La propaganda israelí se ha apoderado de las noticias, mientras que más de 100 periodistas palestinos y no palestinos han sido asesinados en Gaza y cualquier periodista que pudiera romper el bloqueo era un objetivo. La gran mayoría de los medios de comunicación internacionales se han acostumbrado a vender mentiras y a manipular sus opiniones en nombre del «derecho de Israel a defenderse» y de la «lucha contra el antisemitismo«. En Francia, por ejemplo, se pueden contar con los dedos de las dos manos los periodistas de televisión que ejercen actualmente su oficio en este mundo de propaganda sionista, y los «especialistas» que aún consiguen milagrosamente ser invitados a los platós. En un momento en que la extrema derecha se regodea, el hecho de que el periodismo se acostumbre a retransmitir propaganda a gran escala es un mal presagio.

La propaganda sionista y sus repetidores internacionales están destruyendo la idea misma de «Derecho Internacional» y sus medios de guerra el más elemental respeto a la ayuda humanitaria. Todas las ONG se están volviendo «antisemitas», todas las instituciones, incluida la CPI, también se están volviendo «antisemitas». El radicalismo sionista de extrema derecha hace añicos la idea misma de derecho, cuando no la transforma en religiosidad divina. La lucha contra Hamás se califica de cuasi divina y existencial. Y en el plano internacional, los llamados «Estados» democráticos que deberían levantarse para defender el derecho internacional, las convenciones que han firmado y las instituciones, callan o participan en el linchamiento.

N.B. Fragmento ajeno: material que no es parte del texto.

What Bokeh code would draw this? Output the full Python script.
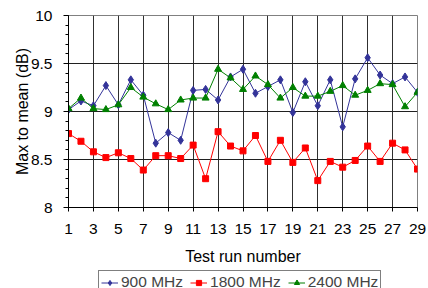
from bokeh.plotting import figure
from bokeh.layouts import column
from bokeh.models import (FixedTicker, Legend, LegendItem, NumeralTickFormatter,
                          Range1d)
from bokeh.embed import file_html
from bokeh.resources import INLINE

runs = list(range(1, 30))
mhz900 = [9.02, 9.11, 9.06, 9.27, 9.07, 9.33, 9.17, 8.67, 8.78, 8.70,
          9.22, 9.23, 9.12, 9.36, 9.44, 9.19, 9.26, 9.33, 8.99, 9.31,
          9.06, 9.33, 8.84, 9.34, 9.56, 9.38, 9.29, 9.36, 9.20]
mhz1800 = [8.77, 8.69, 8.58, 8.52, 8.57, 8.51, 8.39, 8.54, 8.54, 8.51,
           8.65, 8.30, 8.79, 8.64, 8.59, 8.75, 8.48, 8.70, 8.47, 8.62,
           8.28, 8.48, 8.42, 8.49, 8.64, 8.48, 8.67, 8.60, 8.40]
mhz2400 = [9.03, 9.14, 9.03, 9.02, 9.07, 9.25, 9.15, 9.08, 9.02, 9.12,
           9.14, 9.14, 9.44, 9.35, 9.23, 9.37, 9.28, 9.14, 9.25, 9.16,
           9.16, 9.21, 9.27, 9.17, 9.22, 9.29, 9.28, 9.05, 9.20]
x_ticks = list(range(1, 30, 2))
y_ticks = [8, 8.5, 9, 9.5, 10]
y_minor = [round(8 + 0.1 * i, 1) for i in range(21)]
series_labels = ["900 MHz", "1800 MHz", "2400 MHz"]

FONT = "Liberation Sans"
FS_TICK = "15.5px"
FS_LABEL = "16px"

p = figure(width=428, height=268, output_backend="svg", toolbar_location=None,
           x_range=Range1d(1, 29), y_range=Range1d(8, 10),
           min_border_left=68, min_border_right=11, min_border_top=15,
           min_border_bottom=61)
p.outline_line_color = "#808080"
p.outline_line_width = 1

# grids
p.xgrid.ticker = FixedTicker(ticks=x_ticks)
p.ygrid.ticker = FixedTicker(ticks=y_ticks)
p.xgrid.grid_line_color = "#303030"
p.ygrid.grid_line_color = "#202020"
p.xgrid.grid_line_width = 1
p.ygrid.grid_line_width = 1

# axes
xa = p.xaxis[0]
xa.ticker = FixedTicker(ticks=x_ticks)
xa.axis_label = "Test run number"
xa.major_tick_out = 4
xa.major_tick_in = 0
xa.minor_tick_out = 0
xa.major_label_standoff = 12
xa.axis_label_standoff = 11

ya = p.yaxis[0]
ya.ticker = FixedTicker(ticks=y_ticks, minor_ticks=y_minor)
ya.formatter = NumeralTickFormatter(format="0.[0]")
ya.axis_label = "Max to mean (dB)"
ya.major_tick_out = 5
ya.major_tick_in = 0
ya.minor_tick_out = 3
ya.minor_tick_in = 0
ya.major_label_standoff = 11
ya.axis_label_standoff = -3

for ax in (xa, ya):
    ax.axis_line_color = "black"
    ax.major_tick_line_color = "black"
    ax.minor_tick_line_color = "black"
    ax.major_label_text_font = FONT
    ax.major_label_text_font_size = FS_TICK
    ax.major_label_text_color = "black"
    ax.axis_label_text_font = FONT
    ax.axis_label_text_font_size = FS_LABEL
    ax.axis_label_text_font_style = "normal"
    ax.axis_label_text_color = "black"

colors = ["#333399", "#ff0000", "#008000"]
markers = ["diamond", "square", "triangle"]
sizes = [8, 6, 7]

# legend strip below the chart (frames are aligned by the column layout)
p2 = figure(width=428, height=20, output_backend="svg", toolbar_location=None,
            x_axis_type=None, y_axis_type=None, min_border=0,
            x_range=Range1d(0, 1), y_range=Range1d(0, 1))
p2.outline_line_color = None

items = []
for vals, c, m, s, lab in zip([mhz900, mhz1800, mhz2400], colors, markers, sizes, series_labels):
    p.line(runs, vals, line_color=c, line_width=1)
    p.scatter(runs, vals, marker=m, size=s, fill_color=c, line_color=c)
    ln2 = p2.line([-5, -4], [-5, -4], line_color=c, line_width=1)
    sc2 = p2.scatter([-5], [-5], marker=m, size=s, fill_color=c, line_color=c)
    items.append(LegendItem(label=lab, renderers=[ln2, sc2]))

legend = Legend(items=items, orientation="horizontal", location=(30, -6),
                label_text_font=FONT, label_text_font_size="15.5px",
                glyph_width=17, glyph_height=13, label_standoff=3, spacing=7,
                padding=2, margin=0, border_line_color="black", border_line_width=1,
                label_height=13)
p2.add_layout(legend, "center")

layout = column(p, p2, spacing=0)
open("out.html", "w").write(file_html(layout, INLINE))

Los gobiernos valientes que defienden la Ley contra la guerra de Tsahal empiezan a ser raros entre los «occidentales». El doble rasero entre Ucrania y Gaza es grotesco.

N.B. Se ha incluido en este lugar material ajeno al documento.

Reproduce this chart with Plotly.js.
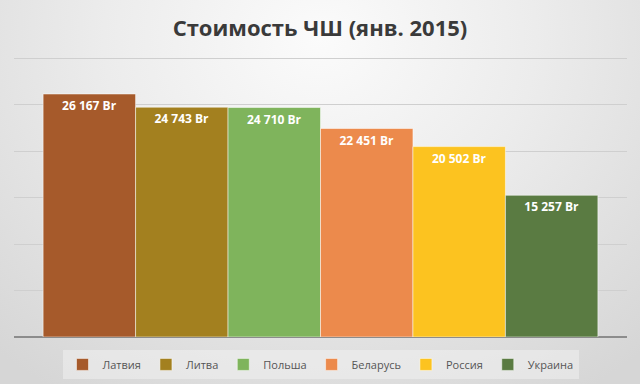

El efecto político está a la altura de esta propaganda, que promueve el racismo y la inhumanidad en primer plano. Se recompensa así a todos los islamófobos y se les anima a esencializar a las poblaciones en su propio territorio.

El efecto Bibi es tan devastador como el efecto Putin, en lo que respecta al derecho internacional, y completa el efecto Irak, que continúa impunemente.

Así que la defensa mínima del Derecho Internacional y de sus denostadas instituciones se está convirtiendo casi en una tarea militante fundamental e imprescindible, en este estado ruinoso de las relaciones internacionales, donde la ONU se está convirtiendo en una tertulia, tan desacreditados están sus miembros permanentes del Consejo de Seguridad.

Por eso es útil agruparse en torno a las pocas cosas que podrían propiciar un nuevo consenso, o avanzar en esa dirección.

El reconocimiento de un «Estado palestino» se convierte en uno de estos medios y, en este sentido, no es nada simbólico y no puede esperar a «un momento apropiado».